American labor groups have also raised questions about the quality of Chinese workmanship.

The State of California is aware of the concerns. And state officials say they closely monitored the work done in China for the Bay Bridge. Tony Anziano with the California Department of Transportation says the state sent 65 engineers and inspectors to China.

“We had a full-time staff that was onsite, they were onsite 24/7. We had state employees that were living in China. So we didn’t just go there and inspect occasionally, we were there for the duration for all of the fabrication work.”

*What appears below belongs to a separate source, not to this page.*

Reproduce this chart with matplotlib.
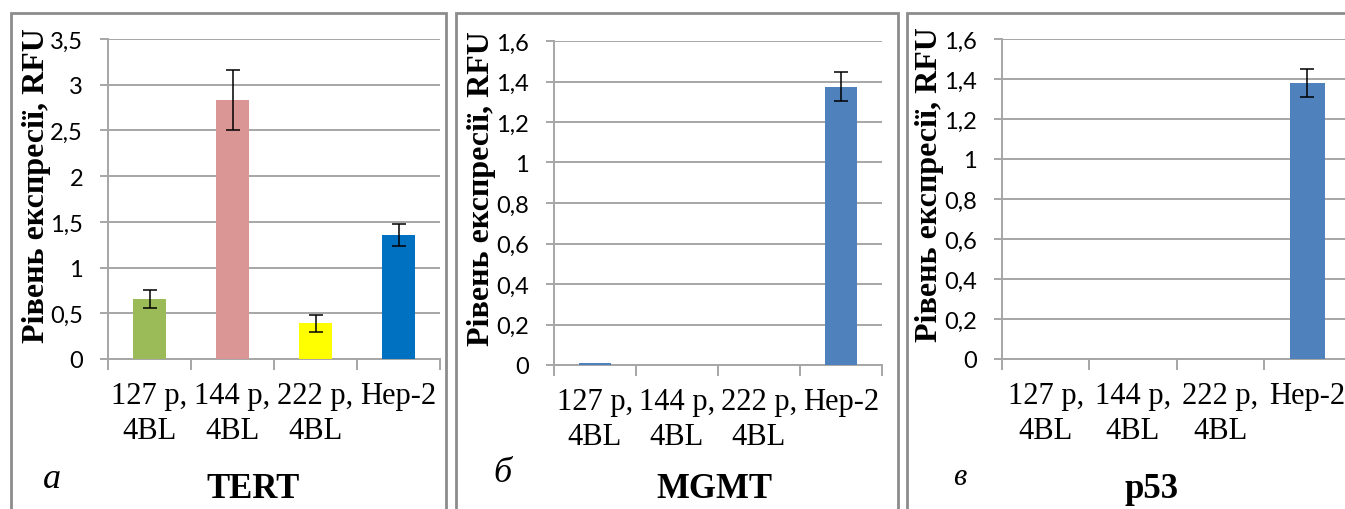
import matplotlib
matplotlib.use("Agg")
import matplotlib.pyplot as plt
import matplotlib.ticker as mticker
from matplotlib.patches import Rectangle

W, H, DPI = 1345, 510, 100

categories = ["127 p,\n4BL", "144 p,\n4BL", "222 p,\n4BL", "Hep-2"]

# TERT
tert_vals = [0.66, 2.83, 0.39, 1.36]
tert_err = [0.10, 0.33, 0.095, 0.12]
tert_colors = ["#9BBB59", "#D99694", "#FFFF00", "#0070C0"]

# MGMT
mgmt_vals = [0.01, 0.0, 0.0, 1.375]
mgmt_err = [0.0, 0.0, 0.0, 0.07]

# p53
p53_vals = [0.0, 0.0, 0.0, 1.38]
p53_err = [0.0, 0.0, 0.0, 0.07]

BLUE = "#4F81BD"
GRID = "#A6A6A6"
FRAME = "#8C8C8C"

SERIF = "Liberation Serif"
SANS = "Lato"

fig = plt.figure(figsize=(W / DPI, H / DPI), dpi=DPI)


def px_axes(left, right, top, bottom):
    return fig.add_axes([left / W, 1 - bottom / H, (right - left) / W, (bottom - top) / H])


def fx(x):
    return x / W


def fy(y):
    return 1 - y / H


def draw_panel(ax, vals, errs, colors, ymax, step):
    x = range(len(vals))
    ax.bar(x, vals, width=0.4, color=colors, zorder=3)
    show = [i for i, e in enumerate(errs) if e > 0]
    ax.errorbar([i for i in show], [vals[i] for i in show], yerr=[errs[i] for i in show],
                fmt="none", ecolor="black", elinewidth=1.1, capsize=5, capthick=1.1, zorder=4)
    ax.set_xlim(-0.5, len(vals) - 0.5)
    ax.set_ylim(0, ymax)
    ax.yaxis.set_major_locator(mticker.MultipleLocator(step))
    ax.yaxis.set_major_formatter(mticker.FuncFormatter(
        lambda v, p: ("%g" % round(v, 2)).replace(".", ",")))
    ax.grid(True, axis="y", color=GRID, lw=1.4, zorder=0)
    ax.set_axisbelow(True)
    for s in ("top", "right"):
        ax.spines[s].set_visible(False)
    for s in ("left", "bottom"):
        ax.spines[s].set_color(GRID)
        ax.spines[s].set_linewidth(1.4)
    ax.set_xticks(list(x))
    ax.set_xticklabels(categories, fontfamily=SERIF, fontsize=22, linespacing=1.25)
    ax.set_xticks([i - 0.5 for i in range(len(vals) + 1)], minor=True)
    ax.tick_params(axis="x", which="major", length=0, pad=16)
    ax.tick_params(axis="x", which="minor", length=8, color=GRID, width=1.4)
    ax.tick_params(axis="y", length=6, color=GRID, width=1.4, pad=12, labelsize=17)
    for lab in ax.get_yticklabels():
        lab.set_fontfamily(SANS)
    ax.set_facecolor("none")


ax1 = px_axes(108, 440, 40, 360)
draw_panel(ax1, tert_vals, tert_err, tert_colors, 3.5, 0.5)

ax2 = px_axes(554, 882, 42, 366)
draw_panel(ax2, mgmt_vals, mgmt_err, [BLUE] * 4, 1.6, 0.2)

ax3 = px_axes(1002, 1351, 40, 360)
draw_panel(ax3, p53_vals, p53_err, [BLUE] * 4, 1.6, 0.2)

# panel frames
for left, right in [(11, 446), (456, 898), (907, 1360)]:
    fig.patches.append(Rectangle((fx(left), fy(530)), fx(right - left), (530 - 14) / H,
                                 transform=fig.transFigure, fill=False,
                                 edgecolor=FRAME, lw=2, zorder=0))

ylabel = "Рівень експресії, RFU"
for xc, yc in [(37, 186), (481, 189), (930, 185)]:
    fig.text(fx(xc), fy(yc), ylabel, rotation=90, ha="center", va="center",
             fontfamily=SERIF, fontweight="bold", fontsize=23)

for xc, yc, letter, size in [(52, 480, "а", 26), (502, 474, "б", 26), (960, 478, "в", 22)]:
    fig.text(fx(xc), fy(yc), letter, ha="center", va="center", fontfamily=SERIF,
             fontstyle="italic", fontsize=size)

for xc, yc, name in [(253, 490, "TERT"), (714, 490, "MGMT"), (1152, 490, "p53")]:
    fig.text(fx(xc), fy(yc), name, ha="center", va="center", fontfamily=SERIF,
             fontweight="bold", fontsize=25)

fig.savefig("out.png", dpi=DPI)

The lead contractor, American Bridge/Fluor, also sent an additional 250 inspectors to China. That’s a lot of people, making a lot of money, to make sure no one was cutting corners. Those costs weren’t factored into the initial $400 million dollar savings estimate.

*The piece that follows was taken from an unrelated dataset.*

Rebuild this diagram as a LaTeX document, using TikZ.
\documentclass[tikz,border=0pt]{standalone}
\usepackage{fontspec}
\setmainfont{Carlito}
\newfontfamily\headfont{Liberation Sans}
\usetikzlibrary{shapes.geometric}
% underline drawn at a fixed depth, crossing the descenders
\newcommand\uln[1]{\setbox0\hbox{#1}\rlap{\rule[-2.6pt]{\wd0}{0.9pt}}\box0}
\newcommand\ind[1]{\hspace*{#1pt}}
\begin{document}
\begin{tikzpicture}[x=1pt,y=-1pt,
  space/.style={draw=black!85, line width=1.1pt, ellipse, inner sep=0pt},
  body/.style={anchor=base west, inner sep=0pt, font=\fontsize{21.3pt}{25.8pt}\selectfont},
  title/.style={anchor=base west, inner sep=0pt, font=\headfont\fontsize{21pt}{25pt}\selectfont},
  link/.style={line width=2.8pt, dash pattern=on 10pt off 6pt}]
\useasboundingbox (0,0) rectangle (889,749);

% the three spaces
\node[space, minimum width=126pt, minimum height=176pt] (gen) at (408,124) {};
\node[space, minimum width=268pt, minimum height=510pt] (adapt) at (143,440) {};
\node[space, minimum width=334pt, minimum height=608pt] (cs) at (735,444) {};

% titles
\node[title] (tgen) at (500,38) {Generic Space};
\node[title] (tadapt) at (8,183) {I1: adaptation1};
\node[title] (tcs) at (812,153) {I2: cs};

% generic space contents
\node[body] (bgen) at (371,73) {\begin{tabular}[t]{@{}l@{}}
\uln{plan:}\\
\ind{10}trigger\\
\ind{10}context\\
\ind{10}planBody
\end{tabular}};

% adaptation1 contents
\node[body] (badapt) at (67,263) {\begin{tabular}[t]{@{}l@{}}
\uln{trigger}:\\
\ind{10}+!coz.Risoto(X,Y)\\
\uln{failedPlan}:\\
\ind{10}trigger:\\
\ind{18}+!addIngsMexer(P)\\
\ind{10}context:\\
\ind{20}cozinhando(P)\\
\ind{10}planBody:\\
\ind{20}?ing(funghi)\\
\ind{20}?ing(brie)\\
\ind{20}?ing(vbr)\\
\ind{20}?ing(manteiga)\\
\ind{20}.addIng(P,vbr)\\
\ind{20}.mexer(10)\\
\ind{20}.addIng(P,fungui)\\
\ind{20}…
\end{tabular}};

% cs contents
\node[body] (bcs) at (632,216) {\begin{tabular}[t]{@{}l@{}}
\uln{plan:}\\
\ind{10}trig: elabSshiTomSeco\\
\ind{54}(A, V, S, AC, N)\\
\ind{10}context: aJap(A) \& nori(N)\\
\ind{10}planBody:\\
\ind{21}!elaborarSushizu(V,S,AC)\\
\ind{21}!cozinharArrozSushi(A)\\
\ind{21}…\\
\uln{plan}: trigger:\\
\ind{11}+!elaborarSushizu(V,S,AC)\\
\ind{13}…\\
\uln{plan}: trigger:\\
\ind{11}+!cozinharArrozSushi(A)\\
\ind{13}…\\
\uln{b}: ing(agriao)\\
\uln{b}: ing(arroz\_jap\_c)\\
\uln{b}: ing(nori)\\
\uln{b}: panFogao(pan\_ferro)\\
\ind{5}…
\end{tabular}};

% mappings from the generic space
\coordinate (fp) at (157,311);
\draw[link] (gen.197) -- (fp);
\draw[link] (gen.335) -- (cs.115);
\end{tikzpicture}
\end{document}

“Those costs needs to be factored in upfront when somebody makes a price comparison,” said Roger Ferch, president of the American Institute of Steel Construction in Chicago. “It’s not just what the number is when you slice open the envelope.”

Ferch doesn’t trust the savings estimate coming from the state of California.

And he argues that any economic analysis also has to factor in not just what’s been saved, but what’s been lost.

“What is the total cost of that project in lost wages, lost taxes, lost economy in California?”

A growing number of politicians and pundits in California are now expressing anger that their bridge was largely built in China.

The contract was awarded in 2006, however, when state unemployment was around 5 percent. Today, California’s unemployment rate is 12.1 percent, the second highest in the nation.

But from a purely engineering perspective, William Ibbs from UC Berkeley says you can’t argue with the work from China. He says the quality controls and workmanship are top notch.

“It’s going to be a bridge that lasts hopefully a couple hundred years. And it’s going to be subjected to all sorts of elements: earthquakes, wind, corrosion from the sea. And, you know, it’s got to stand up.”

For the record, Ibbs is highly confident it will.

Zhenhua, the Chinese company helping build the bridge, is also confident in its work. The company president said, “When people see it, they will ask, ‘Who built it?… This will really raise our brand image.”